Aim of the task
In the data that follows, count every line holding the string "matplotlib" and give the count alone.

[Excerpt from a dataset]
(begin)
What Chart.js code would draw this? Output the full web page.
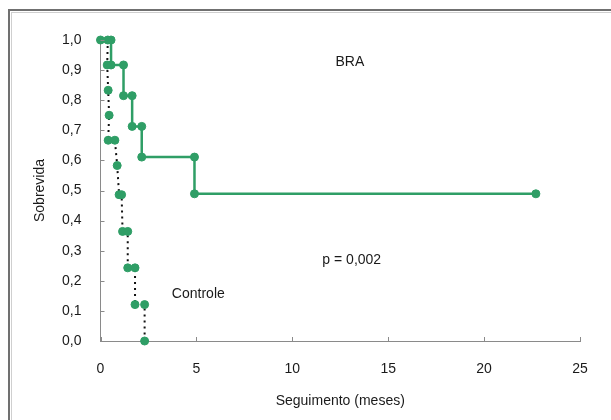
<!DOCTYPE html>
<html lang="pt">
<head>
  <meta charset="UTF-8">
  <title>Sobrevida</title>
  <script src="https://cdn.jsdelivr.net/npm/chart.js"></script>
  <style>
    body { margin: 0; background: #fff; }
    #box { width: 611px; height: 420px; }
  </style>
</head>
<body>
  <div id="box"><canvas id="grafico"></canvas></div>

  <script>
    // curva BRA (degraus: cada queda tem dois pontos)
    const braX = [0, 0.55, 0.55, 1.2, 1.2, 1.65, 1.65, 2.15, 2.15, 4.9, 4.9, 22.7];
    const braY = [1.0, 1.0, 0.917, 0.917, 0.815, 0.815, 0.713, 0.713, 0.611, 0.611, 0.489, 0.489];

    // curva Controle
    const ctrlX = [0.38, 0.35, 0.4, 0.45, 0.4, 0.75, 0.87, 0.97, 1.1, 1.15, 1.42, 1.42, 1.8, 1.8, 2.3, 2.3];
    const ctrlY = [1.0, 0.917, 0.833, 0.75, 0.667, 0.667, 0.583, 0.486, 0.486, 0.364, 0.364, 0.243, 0.243, 0.121, 0.121, 0];

    const xTicks = [0, 5, 10, 15, 20, 25];
    const yTicks = [0, 0.1, 0.2, 0.3, 0.4, 0.5, 0.6, 0.7, 0.8, 0.9, 1.0];

    // textos dentro do grafico (posicao em unidades dos eixos)
    const notas = [
      { text: 'BRA', x: 13.0, y: 0.927 },
      { text: 'p = 0,002', x: 13.1, y: 0.269 },
      { text: 'Controle', x: 5.1, y: 0.156 }
    ];

    const verde = '#2f9e66';
    const fonte = '"Liberation Sans", Arial, sans-serif';

    const pontos = (xs, ys) => xs.map((x, i) => ({ x: x, y: ys[i] }));

    // moldura cinza + tracinhos internos dos eixos + textos
    const extras = {
      id: 'extras',
      beforeDraw(chart) {
        const c = chart.ctx;
        c.save();
        c.fillStyle = '#fff';
        c.fillRect(0, 0, chart.width, chart.height);
        c.strokeStyle = '#707070';
        c.lineWidth = 2;
        c.strokeRect(9, 10, 700, 500);
        c.strokeStyle = '#cfcfcf';
        c.lineWidth = 1;
        c.strokeRect(11.5, 12.5, 700, 500);
        c.restore();
      },
      afterDatasetsDraw(chart) {
        const c = chart.ctx, sx = chart.scales.x, sy = chart.scales.y;
        c.save();
        c.strokeStyle = '#8a8a8a';
        c.lineWidth = 1;
        c.beginPath();
        xTicks.forEach(v => {
          const px = Math.round(sx.getPixelForValue(v)) + 0.5;
          c.moveTo(px, sy.bottom); c.lineTo(px, sy.bottom - 4);
        });
        yTicks.forEach(v => {
          const py = Math.round(sy.getPixelForValue(v)) + 0.5;
          c.moveTo(sx.left, py); c.lineTo(sx.left + 4, py);
        });
        c.stroke();
        c.fillStyle = '#1a1a1a';
        c.font = '14px ' + fonte;
        c.textAlign = 'center';
        c.textBaseline = 'middle';
        notas.forEach(n => c.fillText(n.text, sx.getPixelForValue(n.x), sy.getPixelForValue(n.y)));
        c.restore();
      }
    };

    const ctx = document.getElementById('grafico').getContext('2d');
    new Chart(ctx, {
      type: 'line',
      data: {
        datasets: [
          {
            label: 'Controle',
            data: pontos(ctrlX, ctrlY),
            borderColor: '#111',
            borderWidth: 2,
            borderDash: [2, 4],
            pointRadius: 4,
            pointBackgroundColor: verde,
            pointBorderColor: verde,
            pointBorderWidth: 1,
            fill: false,
            clip: false
          },
          {
            label: 'BRA',
            data: pontos(braX, braY),
            borderColor: verde,
            borderWidth: 2.5,
            pointRadius: 4,
            pointBackgroundColor: verde,
            pointBorderColor: verde,
            pointBorderWidth: 1,
            fill: false,
            clip: false
          }
        ]
      },
      options: {
        responsive: true,
        maintainAspectRatio: false,
        animation: false,
        layout: { padding: { left: 28, right: 31, top: 40, bottom: 10 } },
        plugins: { legend: { display: false }, tooltip: { enabled: false } },
        scales: {
          x: {
            type: 'linear',
            min: 0, max: 25,
            afterBuildTicks: s => { s.ticks = xTicks.map(v => ({ value: v })); },
            afterFit: s => { s.height = 69; },
            grid: { drawOnChartArea: false, drawTicks: false },
            border: { color: '#8a8a8a', width: 1 },
            ticks: { padding: 20, color: '#1a1a1a', font: { family: fonte, size: 14 } },
            title: { display: true, text: 'Seguimento (meses)', color: '#1a1a1a', padding: { top: 2, bottom: 0 }, font: { family: fonte, size: 14 } }
          },
          y: {
            min: 0, max: 1,
            afterBuildTicks: s => { s.ticks = yTicks.map(v => ({ value: v })); },
            afterFit: s => { s.width = 72.5; },
            grid: { drawOnChartArea: false, drawTicks: false },
            border: { color: '#8a8a8a', width: 1 },
            ticks: {
              padding: 19,
              color: '#1a1a1a',
              font: { family: fonte, size: 14 },
              callback: v => v.toFixed(1).replace('.', ',')
            },
            title: { display: true, text: 'Sobrevida', color: '#1a1a1a', padding: { top: 4, bottom: 0 }, font: { family: fonte, size: 14 } }
          }
        }
      },
      plugins: [extras]
    });
  </script>
</body>
</html>
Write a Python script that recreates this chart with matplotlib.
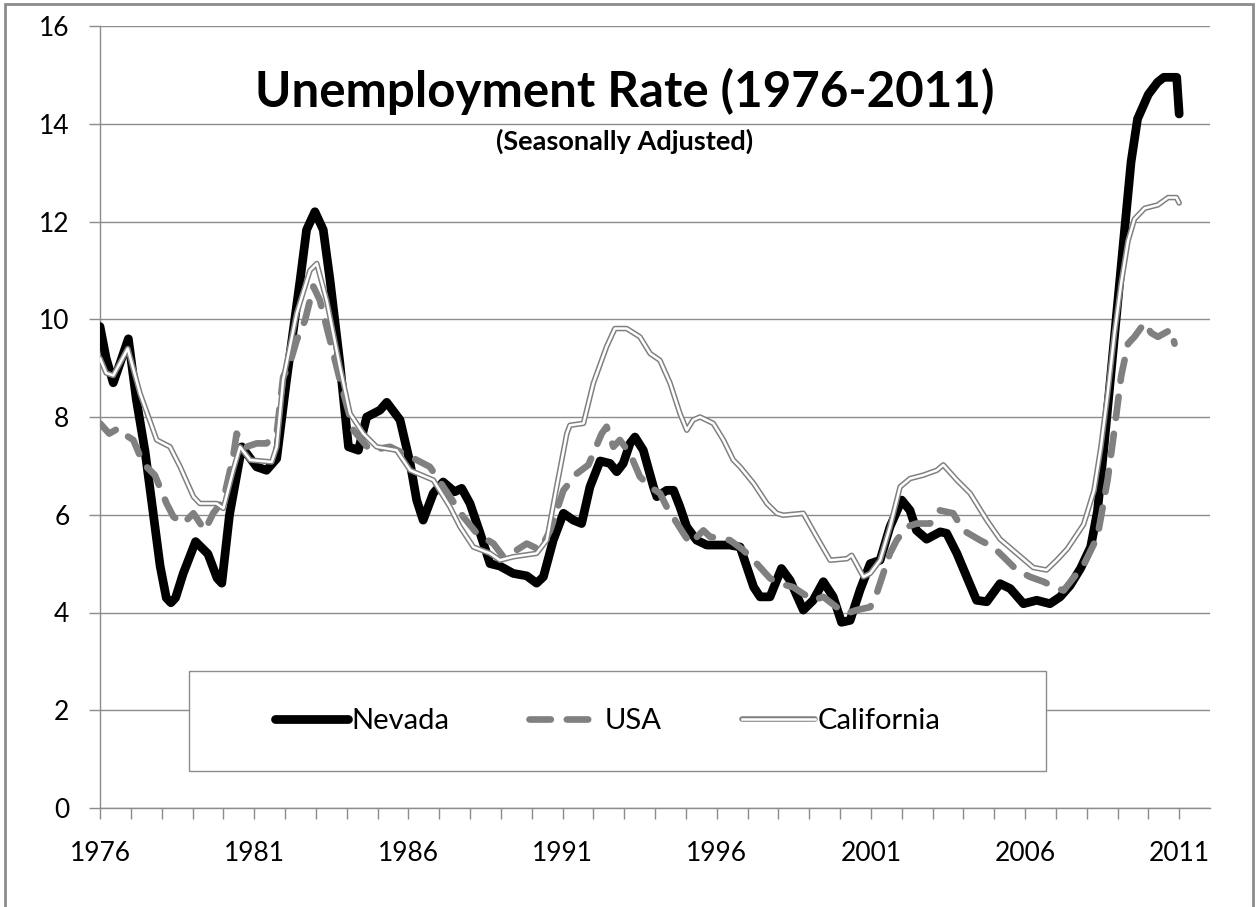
import matplotlib
matplotlib.use("Agg")
import matplotlib.pyplot as plt
from matplotlib.patches import Rectangle
from matplotlib.lines import Line2D
from matplotlib.legend_handler import HandlerTuple

# valores (ano fracionario, taxa %)
nevada_year = [1976.0, 1976.2, 1976.43, 1976.65, 1976.92, 1977.18, 1977.46, 1977.67, 1977.95, 1978.15,
               1978.3, 1978.45, 1978.7, 1979.1, 1979.5, 1979.8, 1979.95, 1980.2, 1980.6, 1980.75, 1981.08,
               1981.4, 1981.73, 1982.05, 1982.49, 1982.7, 1982.97, 1983.24, 1983.46, 1983.78, 1984.06, 1984.38, 1984.65,
               1985.08, 1985.3, 1985.73, 1986.06, 1986.27, 1986.48, 1986.81, 1987.13, 1987.5, 1987.73,
               1988.0, 1988.33, 1988.65, 1988.97, 1989.4, 1989.84, 1990.16, 1990.38, 1990.7, 1991.03,
               1991.35, 1991.62, 1991.89, 1992.22, 1992.54, 1992.76, 1992.97, 1993.19, 1993.35, 1993.62,
               1993.95, 1994.06, 1994.38, 1994.6, 1994.81, 1995.03, 1995.35, 1995.68, 1996.43, 1996.76,
               1996.98, 1997.2, 1997.41, 1997.73, 1998.1, 1998.38, 1998.81, 1999.13, 1999.46, 1999.78,
               2000.05, 2000.33, 2000.65, 2000.98, 2001.3, 2001.62, 2002.0, 2002.27, 2002.48, 2002.81,
               2003.25, 2003.46, 2003.79, 2004.11, 2004.43, 2004.76, 2005.19, 2005.52, 2005.95, 2006.38,
               2006.81, 2007.14, 2007.46, 2007.8, 2008.13, 2008.35, 2008.56, 2008.78, 2009.0, 2009.22,
               2009.44, 2009.65, 2010.0, 2010.3, 2010.5, 2010.92, 2011.0]
nevada_rate = [9.85, 9.2, 8.7, 9.1, 9.6, 8.35, 7.3, 6.3, 4.95, 4.3,
               4.2, 4.3, 4.8, 5.45, 5.2, 4.7, 4.6, 6.0, 7.39, 7.26, 6.98,
               6.91, 7.15, 8.76, 10.8, 11.83, 12.2, 11.83, 10.8, 9.1, 7.39, 7.32, 8.0,
               8.14, 8.3, 7.94, 7.05, 6.3, 5.89, 6.44, 6.67, 6.47, 6.54,
               6.23, 5.62, 5.0, 4.95, 4.8, 4.75, 4.6, 4.73, 5.48, 6.03,
               5.89, 5.82, 6.57, 7.1, 7.05, 6.88, 7.05, 7.46, 7.59, 7.32,
               6.57, 6.37, 6.5, 6.5, 6.16, 5.75, 5.48, 5.38, 5.38, 5.34,
               4.93, 4.52, 4.32, 4.32, 4.9, 4.66, 4.05, 4.25, 4.63, 4.32,
               3.8, 3.84, 4.46, 5.0, 5.07, 5.75, 6.3, 6.09, 5.68, 5.5,
               5.65, 5.62, 5.21, 4.73, 4.25, 4.22, 4.59, 4.49, 4.18, 4.25,
               4.18, 4.32, 4.55, 4.9, 5.34, 6.07, 7.38, 8.84, 10.3, 11.76,
               13.22, 14.1, 14.6, 14.85, 14.95, 14.95, 14.2]

usa_year = [1976.0, 1976.3, 1976.6, 1976.76, 1977.08, 1977.4, 1977.78, 1978.16, 1978.38, 1978.7,
            1979.03, 1979.4, 1979.67, 1980.0, 1980.32, 1980.43, 1980.75, 1981.08, 1981.4, 1981.73,
            1981.94, 1982.16, 1982.38, 1982.65, 1982.92, 1983.13, 1983.46, 1983.78, 1984.22, 1984.76,
            1985.41, 1986.06, 1986.7, 1987.35, 1987.78, 1988.22, 1988.76, 1989.08, 1989.52, 1989.84,
            1990.27, 1990.6, 1991.03, 1991.46, 1991.84, 1992.27, 1992.43, 1992.65, 1992.86, 1993.19,
            1993.51, 1993.84, 1994.16, 1994.38, 1994.92, 1995.14, 1995.57, 1995.78, 1996.43, 1996.86,
            1997.2, 1997.73, 1998.0, 1998.48, 1999.13, 1999.46, 1999.89, 2000.22, 2000.54, 2000.98,
            2001.19, 2001.62, 2001.84, 2002.16, 2002.48, 2002.92, 2003.24, 2003.67, 2004.0, 2004.54,
            2004.97, 2005.3, 2005.73, 2006.16, 2006.6, 2007.03, 2007.25, 2007.9, 2008.35, 2008.68,
            2008.9, 2009.12, 2009.34, 2009.55, 2009.88, 2010.09, 2010.31, 2010.74, 2010.85]
usa_rate = [7.87, 7.66, 7.77, 7.66, 7.53, 7.05, 6.81, 6.23, 5.96, 5.82,
            6.03, 5.68, 6.03, 6.3, 7.19, 7.66, 7.39, 7.46, 7.46, 7.66,
            8.82, 9.1, 9.57, 9.98, 10.67, 10.39, 9.57, 8.76, 7.73, 7.32,
            7.39, 7.19, 6.98, 6.37, 5.96, 5.62, 5.41, 5.14, 5.28, 5.41,
            5.28, 5.68, 6.5, 6.84, 7.02, 7.66, 7.8, 7.39, 7.53, 7.25,
            6.78, 6.57, 6.44, 6.16, 5.62, 5.41, 5.68, 5.55, 5.48, 5.28,
            5.07, 4.7, 4.6, 4.52, 4.25, 4.32, 4.11, 3.98, 4.05, 4.11,
            4.39, 5.21, 5.48, 5.75, 5.82, 5.82, 6.09, 6.03, 5.68, 5.48,
            5.34, 5.14, 4.87, 4.73, 4.63, 4.5, 4.45, 4.97, 5.55, 6.72,
            7.74, 8.84, 9.5, 9.64, 9.93, 9.72, 9.64, 9.79, 9.5]

california_year = [1976.0, 1976.2, 1976.43, 1976.9, 1977.3, 1977.84, 1978.27, 1978.6, 1979.03, 1979.24,
                   1979.78, 1980.0, 1980.32, 1980.54, 1980.87, 1981.57, 1981.73, 1981.94, 1982.38, 1982.81,
                   1983.03, 1983.35, 1983.78, 1984.11, 1984.54, 1984.97, 1985.62, 1986.06, 1986.81, 1987.35,
                   1987.68, 1988.11, 1988.65, 1988.97, 1989.4, 1990.16, 1990.49, 1990.81, 1991.14, 1991.24,
                   1991.68, 1992.0, 1992.43, 1992.7, 1993.08, 1993.51, 1993.84, 1994.16, 1994.49, 1994.81,
                   1995.03, 1995.24, 1995.46, 1995.89, 1996.22, 1996.54, 1996.76, 1997.2, 1997.63, 1997.95,
                   1998.16, 1998.81, 1999.24, 1999.68, 2000.22, 2000.38, 2000.76, 2000.98, 2001.3, 2001.62,
                   2001.95, 2002.27, 2002.7, 2003.14, 2003.35, 2003.79, 2004.22, 2004.76, 2005.19, 2005.73,
                   2006.27, 2006.7, 2007.03, 2007.37, 2007.9, 2008.24, 2008.46, 2008.68, 2008.9, 2009.12,
                   2009.34, 2009.55, 2009.88, 2010.31, 2010.64, 2010.91, 2011.0]
california_rate = [9.2, 8.9, 8.85, 9.4, 8.48, 7.53, 7.39, 6.98, 6.37, 6.23,
                   6.23, 6.13, 6.91, 7.39, 7.12, 7.08, 7.39, 8.76, 10.12, 11.0,
                   11.14, 10.39, 9.03, 8.07, 7.66, 7.39, 7.32, 6.91, 6.71, 6.16,
                   5.75, 5.34, 5.21, 5.07, 5.14, 5.21, 5.48, 6.57, 7.66, 7.83,
                   7.87, 8.69, 9.44, 9.81, 9.81, 9.64, 9.3, 9.16, 8.69, 8.07,
                   7.73, 7.94, 8.0, 7.87, 7.53, 7.12, 6.98, 6.64, 6.23, 6.03,
                   5.99, 6.03, 5.55, 5.07, 5.1, 5.17, 4.73, 4.8, 5.07, 5.75,
                   6.57, 6.74, 6.81, 6.91, 7.02, 6.71, 6.44, 5.89, 5.5, 5.21,
                   4.92, 4.87, 5.07, 5.3, 5.8, 6.5, 7.38, 8.47, 9.7, 10.74,
                   11.6, 12.05, 12.27, 12.34, 12.49, 12.49, 12.38]

year_ticks = list(range(1976, 2012))
year_labels = [str(y) if (y - 1976) % 5 == 0 else "" for y in year_ticks]

plt.rcParams['font.family'] = ['Lato', 'DejaVu Sans']
cinza = '#808080'

fig = plt.figure(figsize=(12.57, 9.07), dpi=100)
ax = fig.add_axes([100 / 1257, 1 - 808 / 907, 1110 / 1257, 782 / 907])

ax.plot(nevada_year, nevada_rate, color='black', lw=6.3, solid_capstyle='round',
        solid_joinstyle='round', zorder=3)
ax.plot(usa_year, usa_rate, color=cinza, lw=4.8, dashes=(3.2, 2.4),
        dash_capstyle='round', dash_joinstyle='round', zorder=4)
ax.plot(california_year, california_rate, color=cinza, lw=4.0, solid_joinstyle='round',
        solid_capstyle='round', zorder=5)
ax.plot(california_year, california_rate, color='white', lw=1.8, solid_joinstyle='round',
        solid_capstyle='round', zorder=6)

ax.set_xlim(1976, 2012)
ax.set_ylim(0, 16)
ax.set_yticks(range(0, 17, 2))
ax.set_xticks(year_ticks)
ax.set_xticklabels(year_labels)
ax.grid(axis='y', color='#8c8c8c', lw=1)
ax.set_axisbelow(True)
for s in ['top', 'right']:
    ax.spines[s].set_visible(False)
for s in ['left', 'bottom']:
    ax.spines[s].set_color('#8c8c8c')
    ax.spines[s].set_linewidth(1)
ax.tick_params(axis='both', colors='#8c8c8c', labelcolor='black', labelsize=19,
               direction='out', length=8, width=1)
ax.tick_params(axis='y', pad=14)
ax.tick_params(axis='x', pad=16)

# caixa da legenda
ax.add_patch(Rectangle((89 / 1110, 37 / 782), 857 / 1110, 100 / 782, transform=ax.transAxes,
                       facecolor='white', edgecolor='#8c8c8c', lw=1, zorder=7))
h_nv = Line2D([], [], color='black', lw=6.3, solid_capstyle='round')
h_us = Line2D([], [], color=cinza, lw=4.8, dashes=(3.2, 2.4), dash_capstyle='round')
h_ca1 = Line2D([], [], color=cinza, lw=4.0, solid_capstyle='round')
h_ca2 = Line2D([], [], color='white', lw=1.8)
leg = ax.legend([h_nv, h_us, (h_ca1, h_ca2)], ['Nevada', 'USA', 'California'],
                handler_map={tuple: HandlerTuple(ndivide=1)},
                loc='center', bbox_to_anchor=(508 / 1110, 87 / 782), ncol=3,
                frameon=False, fontsize=21, handlelength=2.5, handletextpad=0.1,
                columnspacing=2.75)
leg.set_zorder(8)

fig.text(625 / 1257, 1 - 91 / 907, 'Unemployment Rate (1976-2011)', ha='center', va='center',
         fontsize=35.5, fontweight='bold')
fig.text(625 / 1257, 1 - 141 / 907, '(Seasonally Adjusted)', ha='center', va='center',
         fontsize=19.5, fontweight='bold')

fig.patches.append(Rectangle((5 / 1257, -0.05), 1248 / 1257, 1.05 - 4 / 907,
                             transform=fig.transFigure, fill=False, edgecolor='#8c8c8c', lw=2))

fig.savefig('out.png', dpi=100)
(end)
Solution
7